(Plotting code records)
#####

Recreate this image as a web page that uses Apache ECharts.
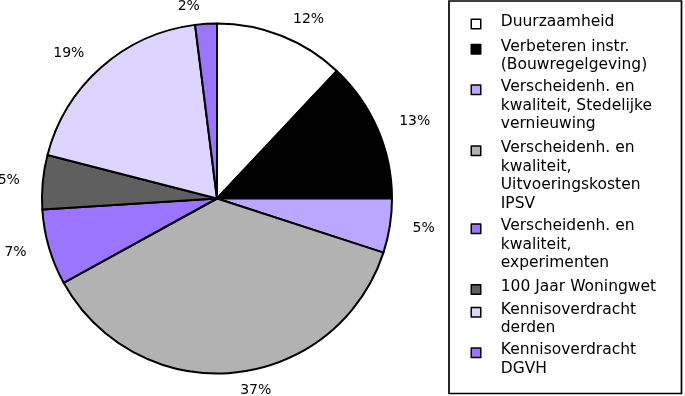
<!DOCTYPE html>
<html>
<head>
<meta charset="utf-8">
<script src="https://cdn.jsdelivr.net/npm/echarts@6/dist/echarts.min.js"></script>
<style>
html,body{margin:0;padding:0;background:#fff;}
#chart{width:685px;height:396px;}
</style>
</head>
<body>
<div id="chart"></div>
<script>
const categories = [
  'Duurzaamheid',
  'Verbeteren instr. (Bouwregelgeving)',
  'Verscheidenh. en kwaliteit, Stedelijke vernieuwing',
  'Verscheidenh. en kwaliteit, Uitvoeringskosten IPSV',
  'Verscheidenh. en kwaliteit, experimenten',
  '100 Jaar Woningwet',
  'Kennisoverdracht derden',
  'Kennisoverdracht DGVH'
];
const legendLines = [
  ['Duurzaamheid'],
  ['Verbeteren instr.', '(Bouwregelgeving)'],
  ['Verscheidenh. en', 'kwaliteit, Stedelijke', 'vernieuwing'],
  ['Verscheidenh. en', 'kwaliteit,', 'Uitvoeringskosten', 'IPSV'],
  ['Verscheidenh. en', 'kwaliteit,', 'experimenten'],
  ['100 Jaar Woningwet'],
  ['Kennisoverdracht', 'derden'],
  ['Kennisoverdracht', 'DGVH']
];
const values = [12, 13, 5, 37, 7, 5, 19, 2];
const colors = ['#ffffff', '#000000', '#bba7ff', '#b2b2b2', '#9b74ff', '#5f5f5f', '#ddd5ff', '#9b74ff'];

// layout: first-line centre of each legend entry
const legendFirstLineY = [22.5, 47.5, 88, 149, 227, 288, 310.5, 351];
const LH = 18.5;
const FS = 15.5;
const FONT = 'DejaVu Sans';

const chart = echarts.init(document.getElementById('chart'), null, {renderer: 'canvas'});

const legends = categories.map((name, i) => {
  const n = legendLines[i].length;
  const gTop = (n - 1) * LH;
  const off = n > 1 ? gTop / 2 + 18 : 9;
  return {
    data: [name],
    orient: 'vertical',
    left: 470.5,
    top: legendFirstLineY[i] - off,
    padding: 0,
    itemWidth: 9.5,
    itemHeight: 9.5,
    icon: 'rect',
    selectedMode: false,
    itemStyle: {borderColor: '#000', borderWidth: 1.5},
    formatter: () => {
      const parts = [];
      if (n > 1) parts.push('{g|\u00a0}');
      legendLines[i].forEach(l => parts.push('{t|' + l + '}'));
      parts.push('{b|\u00a0}');
      return parts.join('\n');
    },
    textStyle: {
      fontFamily: FONT,
      fontSize: FS,
      color: '#000',
      padding: [0, 0, 0, 15],
      rich: {
        g: {fontFamily: FONT, fontSize: FS, lineHeight: gTop || 1},
        t: {fontFamily: FONT, fontSize: FS, lineHeight: LH, color: '#000'},
        b: {fontFamily: FONT, fontSize: 1, lineHeight: 5}
      }
    }
  };
});

chart.setOption({
  animation: false,
  color: colors,
  legend: legends,
  graphic: [{
    type: 'rect',
    shape: {x: 449, y: 1, width: 232.5, height: 392.5},
    style: {fill: 'none', stroke: '#000', lineWidth: 1.7},
    silent: true
  }],
  series: [{
    type: 'pie',
    center: [217, 198.5],
    radius: 175,
    startAngle: 90,
    clockwise: true,
    avoidLabelOverlap: false,
    itemStyle: {borderColor: '#000', borderWidth: 2},
    label: {
      show: true,
      position: 'outside',
      formatter: '{c}%',
      fontFamily: FONT,
      fontSize: 14,
      color: '#000',
      distanceToLabelLine: 5
    },
    labelLine: {show: false, length: 18, length2: 0},
    emphasis: {disabled: true},
    data: categories.map((name, i) => ({name: name, value: values[i]}))
  }]
});
</script>
</body>
</html>
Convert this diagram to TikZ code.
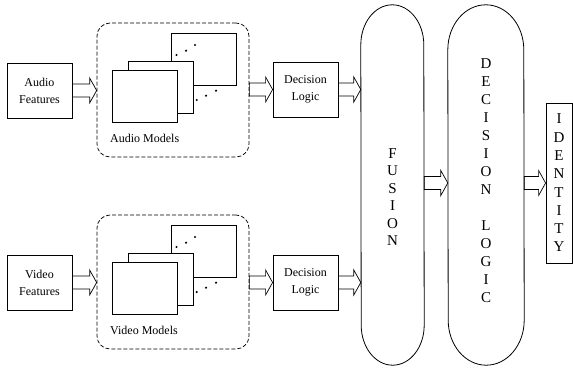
\documentclass[tikz,border=0pt]{standalone}
\usepackage{fontspec}
\setmainfont{Liberation Serif}
\usetikzlibrary{calc}

% hollow block arrow from one anchor to another (horizontal)
\newcommand{\fatarrow}[2]{%
  \draw[line width=0.7pt] let \p1=(#1), \p2=(#2) in
    (\x1,\y1+6.5pt) -- (\x2-7pt,\y1+6.5pt) -- (\x2-7pt,\y1+12.5pt) -- (\x2,\y1)
    -- (\x2-7pt,\y1-12.5pt) -- (\x2-7pt,\y1-6.5pt) -- (\x1,\y1-6.5pt) -- cycle;}

\tikzset{
  box/.style={draw, line width=0.8pt, minimum width=65pt, minimum height=55pt,
    align=center, inner sep=1pt, font=\fontsize{12}{17}\selectfont},
  modelgroup/.style={draw, line width=0.7pt, dash pattern=on 4pt off 2pt,
    rounded corners=13pt, minimum width=152pt, minimum height=134pt},
  model/.style={draw, line width=0.8pt, fill=white, inner sep=0pt,
    minimum width=65pt, minimum height=52pt},
  letters/.style={align=center, inner sep=0pt, font=\fontsize{15}{17.5}\selectfont},
}

\begin{document}
\begin{tikzpicture}[x=1pt, y=1pt]

\useasboundingbox (0,0) rectangle (573,-369);

% Audio branch
\node[box] (afeat) at (39.5,-90.5) {Audio\\Features};
\node[modelgroup] (amod) at (173,-90) {};
\node[model] (aback) at (203.5,-59) {};
\node[model] (amid) at (160.5,-87.5) {};
\node[model] (afront) at (144.5,-96.5) {};
\fill (176.5,-55) circle (1.2pt);
\fill (186,-50.7) circle (1.2pt);
\fill (195,-45) circle (1.2pt);
\fill (196.7,-100) circle (1.2pt);
\fill (206,-95.7) circle (1.2pt);
\fill (216,-90.7) circle (1.2pt);
\node[font=\fontsize{12}{14}\selectfont, anchor=west, inner sep=0pt] (alabel) at (110,-138) {Audio Models};
\node[box] (adec) at (305.5,-89.5) {Decision\\Logic};

% Video branch
\node[box] (vfeat) at (39.5,-282.5) {Video\\Features};
\node[modelgroup] (vmod) at (173,-282) {};
\node[model] (vback) at (203.5,-251) {};
\node[model] (vmid) at (160.5,-279.5) {};
\node[model] (vfront) at (144.5,-288.5) {};
\fill (176.5,-247) circle (1.2pt);
\fill (186,-242.7) circle (1.2pt);
\fill (195,-237) circle (1.2pt);
\fill (196.7,-292) circle (1.2pt);
\fill (206,-287.7) circle (1.2pt);
\fill (216,-282.7) circle (1.2pt);
\node[font=\fontsize{12}{14}\selectfont, anchor=west, inner sep=0pt] (vlabel) at (110,-330) {Video Models};
\node[box] (vdec) at (305.5,-282.5) {Decision\\Logic};

% Fusion and decision logic (tall pills)
\node[minimum width=63pt, minimum height=360pt, inner sep=0pt] (fusion) at (392.5,-185) {};
\draw[line width=0.8pt] ([yshift=-40pt]fusion.north west)
  arc[start angle=180, end angle=0, x radius=31.5pt, y radius=40pt]
  -- ([yshift=40pt]fusion.south east)
  arc[start angle=0, end angle=-180, x radius=31.5pt, y radius=40pt] -- cycle;
\node[letters] (fusiontext) at (392.5,-197) {F\\U\\S\\I\\O\\N};

\node[minimum width=76pt, minimum height=360pt, inner sep=0pt] (declogic) at (486,-185) {};
\draw[line width=0.8pt] ([yshift=-45pt]declogic.north west)
  arc[start angle=180, end angle=0, x radius=38pt, y radius=45pt]
  -- ([yshift=45pt]declogic.south east)
  arc[start angle=0, end angle=-180, x radius=38pt, y radius=45pt] -- cycle;
\node[letters, font=\fontsize{15}{18}\selectfont] (dectext) at (486,-181)
  {D\\E\\C\\I\\S\\I\\O\\N\\~\\L\\O\\G\\I\\C};

% Output
\node[draw, line width=0.8pt, minimum width=26pt, minimum height=160pt, inner sep=0pt,
  letters, font=\fontsize{15}{18.3}\selectfont] (ident) at (559,-183) {I\\D\\E\\N\\T\\I\\T\\Y};

% Draw arrows
\fatarrow{afeat.east}{amod.west}
\fatarrow{amod.east |- adec.west}{adec.west}
\fatarrow{adec.east}{fusion.west |- adec.east}
\fatarrow{vfeat.east}{vmod.west}
\fatarrow{vmod.east |- vdec.west}{vdec.west}
\fatarrow{vdec.east}{fusion.west |- vdec.east}
\fatarrow{fusion.east |- ident.west}{declogic.west |- ident.west}
\fatarrow{declogic.east |- ident.west}{ident.west}

\end{tikzpicture}
\end{document}
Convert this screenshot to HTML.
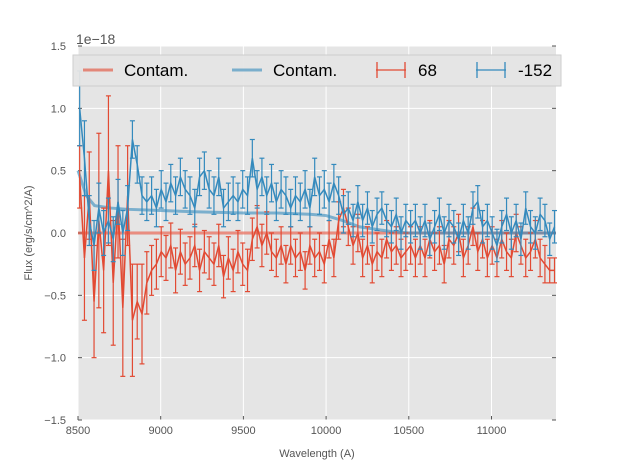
<!DOCTYPE html>
<html><head><meta charset="utf-8"><style>
body{margin:0;background:#fff;}
svg{font-family:"Liberation Sans",sans-serif;}
</style></head><body>
<svg id="c" width="617" height="467"></svg>
<script>
const contamX=[8500,8550,8600,8700,8800,9000,9200,9500,9700,9900,10000,10100,10200,10300,10400,10500,10800,11100,11390];
const contamRed=[0,0,0,0,0,0,0,0,0,0,0,0,0,0,0,0,0,0,0];
const contamBlue=[0.5,0.3,0.22,0.2,0.19,0.18,0.17,0.16,0.16,0.15,0.14,0.1,0.05,0.03,0.01,0.0,0.0,0.0,0.0];
const red=[0.45,-0.2,0.3,-0.55,0.1,-0.3,0.5,-0.4,0.25,-0.6,0.3,-0.7,-0.55,-0.65,-0.4,-0.3,-0.25,-0.15,-0.2,-0.1,-0.3,-0.15,-0.25,-0.2,-0.1,-0.3,-0.15,-0.2,-0.25,-0.1,-0.35,-0.2,-0.3,-0.15,-0.25,-0.3,-0.05,0.05,-0.1,0.0,-0.15,-0.2,-0.1,-0.25,-0.1,-0.2,-0.15,-0.3,-0.1,-0.2,-0.15,-0.25,-0.05,-0.2,0.1,0.2,0.05,-0.1,0.0,-0.2,-0.1,-0.25,-0.15,-0.2,-0.05,-0.15,-0.1,-0.2,-0.15,-0.1,-0.2,-0.1,-0.2,-0.05,-0.15,-0.1,-0.25,-0.05,-0.1,0.0,-0.2,-0.1,0.05,-0.15,-0.05,-0.2,-0.1,-0.2,-0.05,-0.15,-0.2,0.0,-0.1,-0.2,-0.15,-0.05,-0.2,-0.25,-0.3,-0.3];
const redErr=[0.25,0.5,0.35,0.45,0.7,0.5,0.6,0.5,0.45,0.55,0.4,0.45,0.3,0.4,0.25,0.2,0.2,0.2,0.18,0.18,0.18,0.18,0.17,0.17,0.17,0.17,0.17,0.17,0.17,0.17,0.17,0.17,0.17,0.17,0.17,0.17,0.17,0.17,0.17,0.17,0.15,0.15,0.15,0.15,0.15,0.15,0.15,0.15,0.15,0.15,0.15,0.15,0.15,0.15,0.15,0.15,0.15,0.15,0.15,0.15,0.15,0.15,0.15,0.15,0.15,0.15,0.15,0.15,0.15,0.15,0.15,0.15,0.15,0.15,0.15,0.15,0.15,0.15,0.15,0.15,0.15,0.15,0.15,0.15,0.15,0.15,0.15,0.15,0.15,0.15,0.15,0.15,0.15,0.15,0.15,0.15,0.15,0.15,0.1,0.1];
const blue=[1.0,0.6,0.1,-0.1,0.2,0.0,0.1,-0.05,0.25,0.0,0.2,0.75,0.55,0.3,0.25,0.3,0.2,0.35,0.25,0.4,0.3,0.45,0.35,0.3,0.2,0.45,0.5,0.35,0.3,0.45,0.2,0.25,0.3,0.25,0.35,0.3,0.6,0.35,0.45,0.3,0.4,0.25,0.35,0.3,0.2,0.3,0.25,0.35,0.2,0.45,0.3,0.35,0.25,0.4,0.3,0.15,0.2,0.1,0.25,0.1,0.2,0.05,0.15,0.2,0.1,0.05,0.15,0.0,0.1,0.05,0.1,0.0,0.1,-0.05,0.05,0.15,0.0,0.1,0.05,-0.05,0.1,0.0,0.2,0.25,0.05,0.1,0.0,-0.1,0.05,0.15,0.0,0.1,-0.05,0.2,0.05,0.0,0.15,0.1,-0.05,0.05];
const blueErr=[0.3,0.3,0.2,0.2,0.2,0.18,0.18,0.18,0.18,0.18,0.18,0.15,0.15,0.15,0.15,0.15,0.15,0.15,0.15,0.15,0.15,0.15,0.15,0.15,0.15,0.15,0.15,0.15,0.15,0.15,0.15,0.15,0.15,0.15,0.15,0.15,0.15,0.15,0.15,0.15,0.15,0.15,0.15,0.15,0.15,0.15,0.15,0.15,0.15,0.15,0.15,0.15,0.15,0.15,0.15,0.15,0.13,0.13,0.13,0.13,0.13,0.13,0.13,0.13,0.13,0.13,0.13,0.13,0.13,0.13,0.13,0.13,0.13,0.13,0.13,0.13,0.13,0.13,0.13,0.13,0.13,0.13,0.13,0.13,0.13,0.13,0.13,0.13,0.13,0.13,0.13,0.13,0.13,0.13,0.13,0.13,0.13,0.13,0.13,0.13];
const xTicks=[8500,9000,9500,10000,10500,11000];
const yTicks=[-1.5,-1.0,-0.5,0.0,0.5,1.0,1.5];
const wlStart=8510, wlStep=29;

const NS='http://www.w3.org/2000/svg';
const svg=document.getElementById('c');
const L=78,R=556,T=46,B=420, X0=8500,X1=11390,Y0=-1.5,Y1=1.5;
const sx=v=>L+(v-X0)/(X1-X0)*(R-L);
const sy=v=>B-(v-Y0)/(Y1-Y0)*(B-T);
function el(t,a,p){const e=document.createElementNS(NS,t);for(const k in a)e.setAttribute(k,a[k]);(p||svg).appendChild(e);return e;}
const bg=el('rect',{x:L,y:T,width:R-L,height:B-T,fill:'#e5e5e5'});


xTicks.forEach(v=>{
  el('line',{x1:sx(v),x2:sx(v),y1:T,y2:B,stroke:'#fff','stroke-width':1});
  el('line',{x1:sx(v),x2:sx(v),y1:B,y2:B-4,stroke:'#555'});
  const t=el('text',{x:sx(v),y:B+14,'text-anchor':'middle','font-size':11,fill:'#555'});t.textContent=v;
  
  
});
yTicks.forEach(v=>{
  el('line',{x1:L,x2:R,y1:sy(v),y2:sy(v),stroke:'#fff','stroke-width':1});
  el('line',{x1:L,x2:L+4,y1:sy(v),y2:sy(v),stroke:'#555'});
  el('line',{x1:R,x2:R-4,y1:sy(v),y2:sy(v),stroke:'#555'});
  const t=el('text',{x:L-12,y:sy(v)+4,'text-anchor':'end','font-size':11,fill:'#555'});t.textContent=v.toFixed(1).replace('-','\u2212');
  
  
});
function line(xs,ys,color,w,op,name){
  const p=el('polyline',{points:xs.map((x,i)=>sx(x)+','+sy(ys[i])).join(' '),fill:'none',stroke:color,'stroke-width':w,opacity:op});
  
  
}
function series(vals,errs,color,name){
  const g=el('g',{stroke:color,'stroke-width':1.2});
  
  
  const xs=vals.map((v,i)=>wlStart+i*wlStep);
  vals.forEach((v,i)=>{
    const x=sx(xs[i]),y1=sy(v+errs[i]),y2=sy(v-errs[i]);
    el('line',{x1:x,x2:x,y1:y1,y2:y2},g);
    el('line',{x1:x-2.5,x2:x+2.5,y1:y1,y2:y1},g);
    el('line',{x1:x-2.5,x2:x+2.5,y1:y2,y2:y2},g);
  });
  line(xs,vals,color,1.5,1,name+'-line');
}
line(contamX,contamRed,'#E24A33',3,0.6,'contam-red-line');
line(contamX,contamBlue,'#348ABD',3,0.6,'contam-blue-line');
series(red,redErr,'#E24A33','series-68');
series(blue,blueErr,'#348ABD','series-minus-152');
</script>
<svg style="position:absolute;left:0;top:0" width="617" height="467">
<g font-family="Liberation Sans, sans-serif">
<rect x="73" y="55" width="488" height="31" fill="#e5e5e5" stroke="#ccc" opacity="0.95"/>
<line x1="83" x2="113" y1="70" y2="70" stroke="#E24A33" stroke-width="3" opacity="0.6"/>
<text x="124" y="76" font-size="17">Contam.</text>
<line x1="232" x2="262" y1="70" y2="70" stroke="#348ABD" stroke-width="3" opacity="0.6"/>
<text x="273" y="76" font-size="17">Contam.</text>
<g stroke="#E24A33" stroke-width="1.3"><line x1="376" x2="406" y1="70" y2="70"/><line x1="377" x2="377" y1="62" y2="78"/><line x1="405" x2="405" y1="62" y2="78"/></g>
<text x="418" y="76" font-size="17">68</text>
<g stroke="#348ABD" stroke-width="1.3"><line x1="476" x2="506" y1="70" y2="70"/><line x1="477" x2="477" y1="62" y2="78"/><line x1="505" x2="505" y1="62" y2="78"/></g>
<text x="518" y="76" font-size="17">-152</text>
</g>
<text x="76" y="44" font-size="14" fill="#555" font-family="Liberation Sans, sans-serif">1e−18</text>
<text x="317" y="457" font-size="11" fill="#555" text-anchor="middle" font-family="Liberation Sans, sans-serif">Wavelength (A)</text>
<text transform="translate(32,233) rotate(-90)" font-size="11" fill="#555" text-anchor="middle" font-family="Liberation Sans, sans-serif">Flux (erg/s/cm^2/A)</text>
</svg>
</body></html>
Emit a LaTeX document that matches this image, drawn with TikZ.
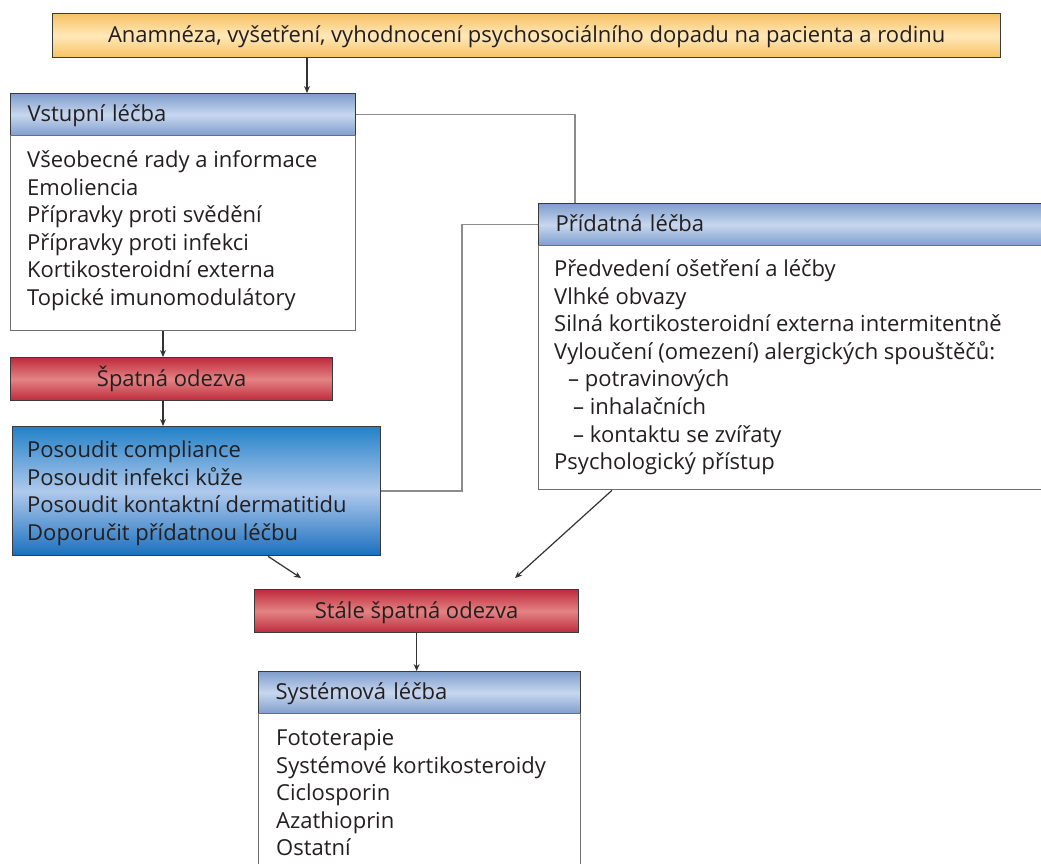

#####

What to produce - Find the lines above holding the word "Convert" and show them.

Solution to the exercise -
Convert this diagram to TikZ code.
Convert this screenshot to HTML.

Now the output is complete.